For this exercise, output only the lines between the "Give me the Plotly source for this chart." line and the "import plotly.graph_objects as go" line, both of them included, and skip all pictures.
#####
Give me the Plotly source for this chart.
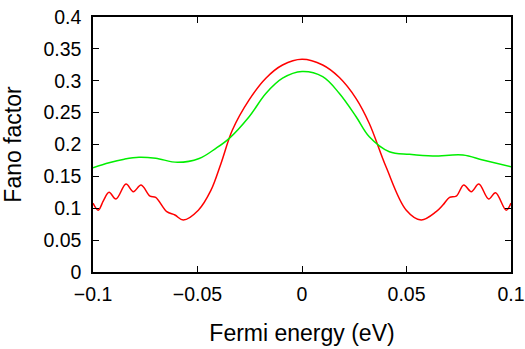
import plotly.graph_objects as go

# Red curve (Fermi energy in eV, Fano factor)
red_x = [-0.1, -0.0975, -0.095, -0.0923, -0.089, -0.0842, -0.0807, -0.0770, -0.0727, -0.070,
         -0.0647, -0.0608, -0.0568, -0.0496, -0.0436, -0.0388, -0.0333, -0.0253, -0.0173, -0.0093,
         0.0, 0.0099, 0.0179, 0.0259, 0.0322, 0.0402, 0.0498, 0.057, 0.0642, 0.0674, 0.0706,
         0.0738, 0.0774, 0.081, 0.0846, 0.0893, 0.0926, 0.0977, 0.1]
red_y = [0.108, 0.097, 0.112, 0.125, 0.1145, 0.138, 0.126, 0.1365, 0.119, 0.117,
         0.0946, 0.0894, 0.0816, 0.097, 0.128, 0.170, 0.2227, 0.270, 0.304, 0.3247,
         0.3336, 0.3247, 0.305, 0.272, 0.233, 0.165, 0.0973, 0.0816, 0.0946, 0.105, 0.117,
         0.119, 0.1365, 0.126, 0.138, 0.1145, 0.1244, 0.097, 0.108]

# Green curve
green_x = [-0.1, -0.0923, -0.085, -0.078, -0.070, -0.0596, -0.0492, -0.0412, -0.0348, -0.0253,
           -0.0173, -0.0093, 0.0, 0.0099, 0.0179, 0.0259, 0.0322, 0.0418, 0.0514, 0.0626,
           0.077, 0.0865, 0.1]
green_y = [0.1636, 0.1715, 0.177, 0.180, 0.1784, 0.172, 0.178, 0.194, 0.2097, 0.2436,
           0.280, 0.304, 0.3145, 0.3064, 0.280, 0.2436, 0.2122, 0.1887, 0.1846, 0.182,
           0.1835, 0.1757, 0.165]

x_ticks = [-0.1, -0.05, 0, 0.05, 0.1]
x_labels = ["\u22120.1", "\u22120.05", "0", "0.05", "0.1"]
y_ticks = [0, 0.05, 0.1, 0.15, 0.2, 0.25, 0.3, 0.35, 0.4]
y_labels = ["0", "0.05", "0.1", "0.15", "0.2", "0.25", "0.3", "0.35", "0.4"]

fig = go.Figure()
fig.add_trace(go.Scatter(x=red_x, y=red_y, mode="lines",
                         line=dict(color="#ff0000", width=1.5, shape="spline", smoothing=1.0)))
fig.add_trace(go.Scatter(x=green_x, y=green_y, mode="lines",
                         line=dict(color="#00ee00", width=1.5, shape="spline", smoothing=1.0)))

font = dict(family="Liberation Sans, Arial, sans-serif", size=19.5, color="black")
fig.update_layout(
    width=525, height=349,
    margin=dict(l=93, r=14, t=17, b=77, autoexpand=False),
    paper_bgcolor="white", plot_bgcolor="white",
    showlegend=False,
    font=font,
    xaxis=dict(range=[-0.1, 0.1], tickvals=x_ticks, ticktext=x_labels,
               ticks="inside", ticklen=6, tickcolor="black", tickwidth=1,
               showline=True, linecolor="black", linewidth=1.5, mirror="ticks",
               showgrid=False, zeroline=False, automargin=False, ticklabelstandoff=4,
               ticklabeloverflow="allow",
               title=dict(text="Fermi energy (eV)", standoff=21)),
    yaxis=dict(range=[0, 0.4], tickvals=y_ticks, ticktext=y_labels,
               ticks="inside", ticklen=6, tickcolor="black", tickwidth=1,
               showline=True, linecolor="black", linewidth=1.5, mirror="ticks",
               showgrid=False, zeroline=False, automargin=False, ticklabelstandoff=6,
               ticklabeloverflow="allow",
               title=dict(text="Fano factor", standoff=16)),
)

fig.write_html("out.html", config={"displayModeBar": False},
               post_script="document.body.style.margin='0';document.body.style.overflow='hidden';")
#####
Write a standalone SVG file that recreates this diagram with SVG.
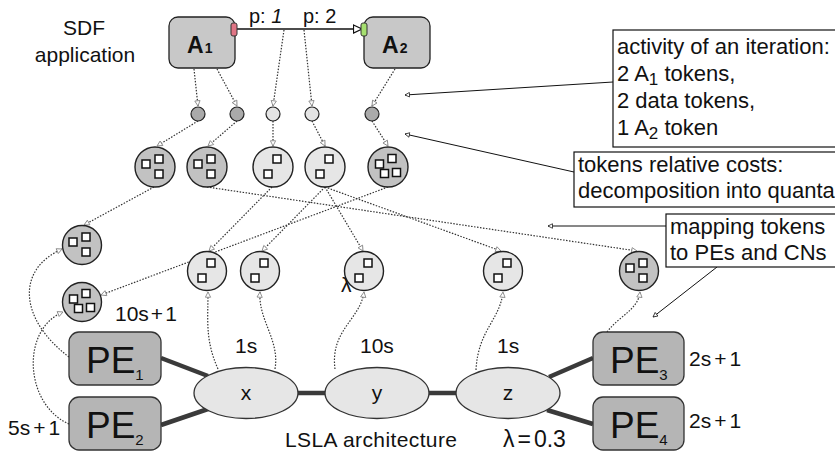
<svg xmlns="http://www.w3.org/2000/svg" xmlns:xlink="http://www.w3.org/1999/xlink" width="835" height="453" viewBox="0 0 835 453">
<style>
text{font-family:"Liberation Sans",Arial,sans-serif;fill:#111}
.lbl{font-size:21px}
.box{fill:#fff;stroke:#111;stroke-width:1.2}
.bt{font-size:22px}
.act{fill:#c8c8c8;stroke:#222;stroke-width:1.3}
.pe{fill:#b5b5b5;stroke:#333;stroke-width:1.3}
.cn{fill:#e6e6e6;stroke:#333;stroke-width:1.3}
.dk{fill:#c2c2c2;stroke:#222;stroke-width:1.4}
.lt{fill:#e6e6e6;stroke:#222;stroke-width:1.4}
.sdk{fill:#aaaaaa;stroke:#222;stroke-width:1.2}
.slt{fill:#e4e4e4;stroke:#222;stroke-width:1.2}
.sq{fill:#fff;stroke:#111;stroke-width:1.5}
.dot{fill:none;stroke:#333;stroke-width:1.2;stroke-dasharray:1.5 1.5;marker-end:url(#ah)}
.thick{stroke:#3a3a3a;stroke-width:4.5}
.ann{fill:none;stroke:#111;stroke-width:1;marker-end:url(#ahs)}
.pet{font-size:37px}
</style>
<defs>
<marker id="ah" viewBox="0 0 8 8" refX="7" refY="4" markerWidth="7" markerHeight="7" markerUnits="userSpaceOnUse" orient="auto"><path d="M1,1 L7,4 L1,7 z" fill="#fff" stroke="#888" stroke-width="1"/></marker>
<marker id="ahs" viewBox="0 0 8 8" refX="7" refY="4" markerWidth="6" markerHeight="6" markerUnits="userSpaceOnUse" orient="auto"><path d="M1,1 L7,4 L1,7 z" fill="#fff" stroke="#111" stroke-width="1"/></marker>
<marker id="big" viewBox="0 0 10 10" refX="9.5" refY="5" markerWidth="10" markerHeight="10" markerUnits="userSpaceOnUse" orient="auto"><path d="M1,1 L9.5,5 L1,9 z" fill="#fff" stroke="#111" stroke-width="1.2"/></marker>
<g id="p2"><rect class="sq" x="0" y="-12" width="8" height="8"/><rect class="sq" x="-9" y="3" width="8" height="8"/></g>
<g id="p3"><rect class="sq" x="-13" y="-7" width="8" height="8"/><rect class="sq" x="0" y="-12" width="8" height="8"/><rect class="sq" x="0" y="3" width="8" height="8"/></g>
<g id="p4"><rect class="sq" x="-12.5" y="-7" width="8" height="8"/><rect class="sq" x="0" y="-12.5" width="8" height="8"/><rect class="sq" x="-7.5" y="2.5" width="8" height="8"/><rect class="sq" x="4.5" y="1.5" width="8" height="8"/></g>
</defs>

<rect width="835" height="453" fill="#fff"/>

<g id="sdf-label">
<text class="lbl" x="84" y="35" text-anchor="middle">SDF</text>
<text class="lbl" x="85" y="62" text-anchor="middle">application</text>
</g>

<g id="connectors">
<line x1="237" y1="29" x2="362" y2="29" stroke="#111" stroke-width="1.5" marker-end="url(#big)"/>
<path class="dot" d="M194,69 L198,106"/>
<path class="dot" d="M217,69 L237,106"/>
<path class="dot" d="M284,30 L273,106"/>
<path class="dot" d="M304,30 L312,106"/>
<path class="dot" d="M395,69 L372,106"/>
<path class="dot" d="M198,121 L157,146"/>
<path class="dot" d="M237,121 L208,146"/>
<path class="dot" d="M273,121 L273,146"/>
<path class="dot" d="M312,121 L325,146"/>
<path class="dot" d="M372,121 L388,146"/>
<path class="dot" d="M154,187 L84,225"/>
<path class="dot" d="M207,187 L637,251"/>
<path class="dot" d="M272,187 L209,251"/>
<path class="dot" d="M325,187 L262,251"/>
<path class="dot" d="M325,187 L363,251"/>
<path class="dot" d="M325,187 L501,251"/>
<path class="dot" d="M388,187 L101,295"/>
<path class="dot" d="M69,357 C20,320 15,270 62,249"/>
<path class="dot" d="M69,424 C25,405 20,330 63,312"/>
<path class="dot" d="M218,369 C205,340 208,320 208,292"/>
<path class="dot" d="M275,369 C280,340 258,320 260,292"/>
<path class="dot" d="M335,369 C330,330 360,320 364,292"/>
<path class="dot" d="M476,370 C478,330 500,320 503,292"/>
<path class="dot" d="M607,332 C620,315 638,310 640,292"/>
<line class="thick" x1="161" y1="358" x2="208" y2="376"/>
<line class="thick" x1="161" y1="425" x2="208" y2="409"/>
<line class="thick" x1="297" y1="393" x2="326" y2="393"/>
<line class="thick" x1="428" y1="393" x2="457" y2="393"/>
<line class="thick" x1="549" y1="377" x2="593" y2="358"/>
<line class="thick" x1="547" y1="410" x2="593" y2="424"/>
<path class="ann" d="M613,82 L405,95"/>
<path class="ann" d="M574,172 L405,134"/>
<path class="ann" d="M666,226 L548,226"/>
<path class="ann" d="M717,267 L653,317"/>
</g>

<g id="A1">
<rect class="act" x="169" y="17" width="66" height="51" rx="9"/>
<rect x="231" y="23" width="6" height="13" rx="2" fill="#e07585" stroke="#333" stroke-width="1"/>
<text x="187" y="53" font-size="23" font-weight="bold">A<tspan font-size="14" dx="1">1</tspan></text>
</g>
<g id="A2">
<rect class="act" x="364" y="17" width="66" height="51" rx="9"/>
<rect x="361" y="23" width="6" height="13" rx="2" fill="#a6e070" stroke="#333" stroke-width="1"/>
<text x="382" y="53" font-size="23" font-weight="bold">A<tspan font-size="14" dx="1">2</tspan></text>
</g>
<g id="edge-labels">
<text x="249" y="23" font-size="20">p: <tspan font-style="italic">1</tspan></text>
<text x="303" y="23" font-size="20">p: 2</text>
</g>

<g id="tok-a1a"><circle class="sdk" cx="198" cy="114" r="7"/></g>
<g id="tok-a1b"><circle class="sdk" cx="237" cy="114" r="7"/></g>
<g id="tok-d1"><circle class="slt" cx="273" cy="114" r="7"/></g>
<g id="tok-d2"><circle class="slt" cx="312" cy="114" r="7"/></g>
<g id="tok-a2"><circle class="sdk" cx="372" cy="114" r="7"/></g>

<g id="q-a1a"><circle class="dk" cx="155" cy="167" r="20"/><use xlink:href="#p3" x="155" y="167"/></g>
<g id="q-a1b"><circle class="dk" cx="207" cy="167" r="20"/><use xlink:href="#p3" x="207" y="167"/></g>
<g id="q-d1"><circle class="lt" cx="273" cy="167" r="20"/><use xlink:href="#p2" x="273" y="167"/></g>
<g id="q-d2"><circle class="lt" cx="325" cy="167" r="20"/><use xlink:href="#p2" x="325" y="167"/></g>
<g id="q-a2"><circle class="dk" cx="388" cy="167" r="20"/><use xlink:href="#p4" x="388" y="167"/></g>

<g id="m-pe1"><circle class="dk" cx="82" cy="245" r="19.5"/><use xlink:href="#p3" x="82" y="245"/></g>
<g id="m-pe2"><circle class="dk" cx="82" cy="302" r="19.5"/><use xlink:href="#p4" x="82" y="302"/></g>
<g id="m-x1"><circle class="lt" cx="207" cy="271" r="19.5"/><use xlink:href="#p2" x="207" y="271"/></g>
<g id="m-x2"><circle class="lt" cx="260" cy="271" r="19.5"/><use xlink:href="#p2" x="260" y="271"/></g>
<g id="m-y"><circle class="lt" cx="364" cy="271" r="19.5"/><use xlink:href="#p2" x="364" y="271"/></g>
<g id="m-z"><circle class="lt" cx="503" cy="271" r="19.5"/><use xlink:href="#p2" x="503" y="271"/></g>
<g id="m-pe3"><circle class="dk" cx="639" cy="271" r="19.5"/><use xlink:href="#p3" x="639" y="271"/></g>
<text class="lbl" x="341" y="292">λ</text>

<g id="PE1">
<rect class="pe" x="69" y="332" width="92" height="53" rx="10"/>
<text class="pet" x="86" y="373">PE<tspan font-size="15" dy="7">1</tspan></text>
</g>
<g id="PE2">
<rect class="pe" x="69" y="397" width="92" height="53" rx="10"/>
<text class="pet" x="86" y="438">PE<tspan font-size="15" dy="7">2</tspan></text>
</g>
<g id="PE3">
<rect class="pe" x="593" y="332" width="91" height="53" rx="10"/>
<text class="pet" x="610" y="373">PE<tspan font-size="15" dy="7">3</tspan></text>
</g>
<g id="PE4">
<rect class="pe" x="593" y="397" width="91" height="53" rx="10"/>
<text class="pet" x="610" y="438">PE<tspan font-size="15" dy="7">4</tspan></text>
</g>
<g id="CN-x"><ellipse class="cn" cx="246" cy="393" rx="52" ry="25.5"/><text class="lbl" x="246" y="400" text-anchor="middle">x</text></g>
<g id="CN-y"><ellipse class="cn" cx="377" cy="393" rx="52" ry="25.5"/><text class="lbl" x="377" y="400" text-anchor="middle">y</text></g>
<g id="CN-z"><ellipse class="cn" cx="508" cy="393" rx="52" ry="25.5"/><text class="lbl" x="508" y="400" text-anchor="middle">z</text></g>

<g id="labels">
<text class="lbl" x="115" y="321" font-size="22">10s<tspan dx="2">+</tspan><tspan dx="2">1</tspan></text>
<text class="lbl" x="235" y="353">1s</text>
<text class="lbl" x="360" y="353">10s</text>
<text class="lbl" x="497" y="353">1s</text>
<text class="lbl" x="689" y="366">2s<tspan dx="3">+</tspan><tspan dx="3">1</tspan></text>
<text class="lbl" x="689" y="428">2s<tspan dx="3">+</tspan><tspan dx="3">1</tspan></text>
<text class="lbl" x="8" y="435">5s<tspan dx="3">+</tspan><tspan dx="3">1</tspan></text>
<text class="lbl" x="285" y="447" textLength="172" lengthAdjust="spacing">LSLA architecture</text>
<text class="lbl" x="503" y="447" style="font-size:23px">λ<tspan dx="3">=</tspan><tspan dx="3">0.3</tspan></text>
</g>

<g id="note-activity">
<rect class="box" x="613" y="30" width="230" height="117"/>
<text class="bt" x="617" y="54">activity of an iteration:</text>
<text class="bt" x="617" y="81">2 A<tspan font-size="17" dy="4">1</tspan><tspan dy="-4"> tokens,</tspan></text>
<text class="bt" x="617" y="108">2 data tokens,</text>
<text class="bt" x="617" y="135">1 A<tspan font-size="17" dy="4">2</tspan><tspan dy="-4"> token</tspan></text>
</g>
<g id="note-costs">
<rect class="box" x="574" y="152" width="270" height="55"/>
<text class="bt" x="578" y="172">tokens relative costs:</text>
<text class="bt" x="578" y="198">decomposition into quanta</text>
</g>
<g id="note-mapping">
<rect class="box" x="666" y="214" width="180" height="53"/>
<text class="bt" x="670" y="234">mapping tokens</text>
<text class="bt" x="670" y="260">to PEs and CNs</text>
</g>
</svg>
#####
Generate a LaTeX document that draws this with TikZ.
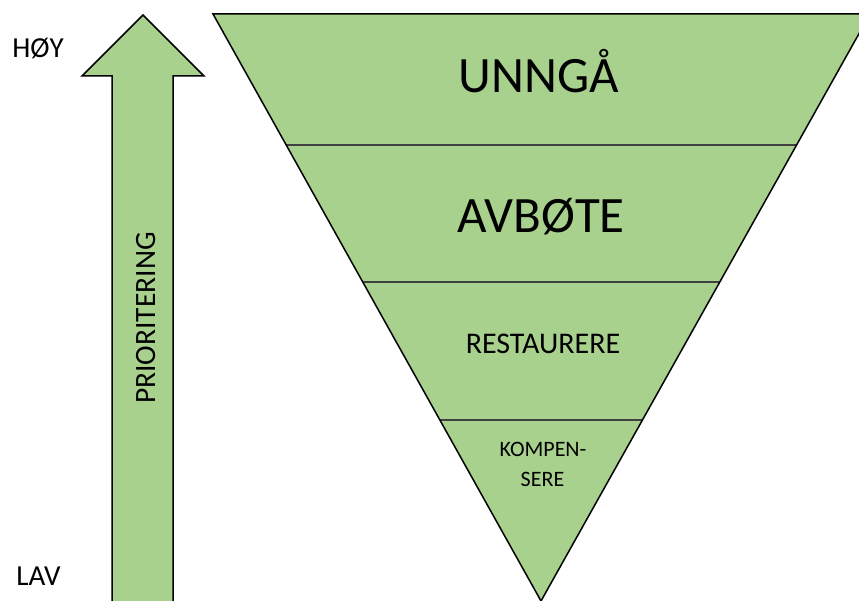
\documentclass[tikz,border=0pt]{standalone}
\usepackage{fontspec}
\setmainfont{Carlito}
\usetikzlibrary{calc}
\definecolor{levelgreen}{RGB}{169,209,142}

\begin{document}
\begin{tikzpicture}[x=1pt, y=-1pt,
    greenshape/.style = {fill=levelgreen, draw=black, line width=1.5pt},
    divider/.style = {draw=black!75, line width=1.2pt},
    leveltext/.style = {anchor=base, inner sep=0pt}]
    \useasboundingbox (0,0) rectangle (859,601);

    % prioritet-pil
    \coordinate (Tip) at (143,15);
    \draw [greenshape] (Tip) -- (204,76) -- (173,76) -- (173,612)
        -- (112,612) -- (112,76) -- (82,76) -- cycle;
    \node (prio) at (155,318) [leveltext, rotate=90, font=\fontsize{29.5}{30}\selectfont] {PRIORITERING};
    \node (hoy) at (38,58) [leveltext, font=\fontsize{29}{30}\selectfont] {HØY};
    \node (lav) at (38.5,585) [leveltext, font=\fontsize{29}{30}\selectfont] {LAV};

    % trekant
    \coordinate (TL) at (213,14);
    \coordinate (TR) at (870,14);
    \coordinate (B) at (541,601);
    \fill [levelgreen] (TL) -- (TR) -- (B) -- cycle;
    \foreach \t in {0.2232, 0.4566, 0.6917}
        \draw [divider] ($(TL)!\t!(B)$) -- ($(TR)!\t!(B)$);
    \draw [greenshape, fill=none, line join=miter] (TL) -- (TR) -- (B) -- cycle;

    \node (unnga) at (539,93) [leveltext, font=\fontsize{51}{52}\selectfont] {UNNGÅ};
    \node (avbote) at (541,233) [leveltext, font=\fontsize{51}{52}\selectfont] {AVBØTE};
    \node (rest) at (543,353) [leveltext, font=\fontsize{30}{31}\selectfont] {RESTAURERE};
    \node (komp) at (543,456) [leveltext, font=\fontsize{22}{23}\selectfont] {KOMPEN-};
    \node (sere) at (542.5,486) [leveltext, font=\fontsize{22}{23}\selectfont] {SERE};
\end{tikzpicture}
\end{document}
#####
**TASK ANSWER:**
Give me the Plotly source for this chart.
import plotly.graph_objects as go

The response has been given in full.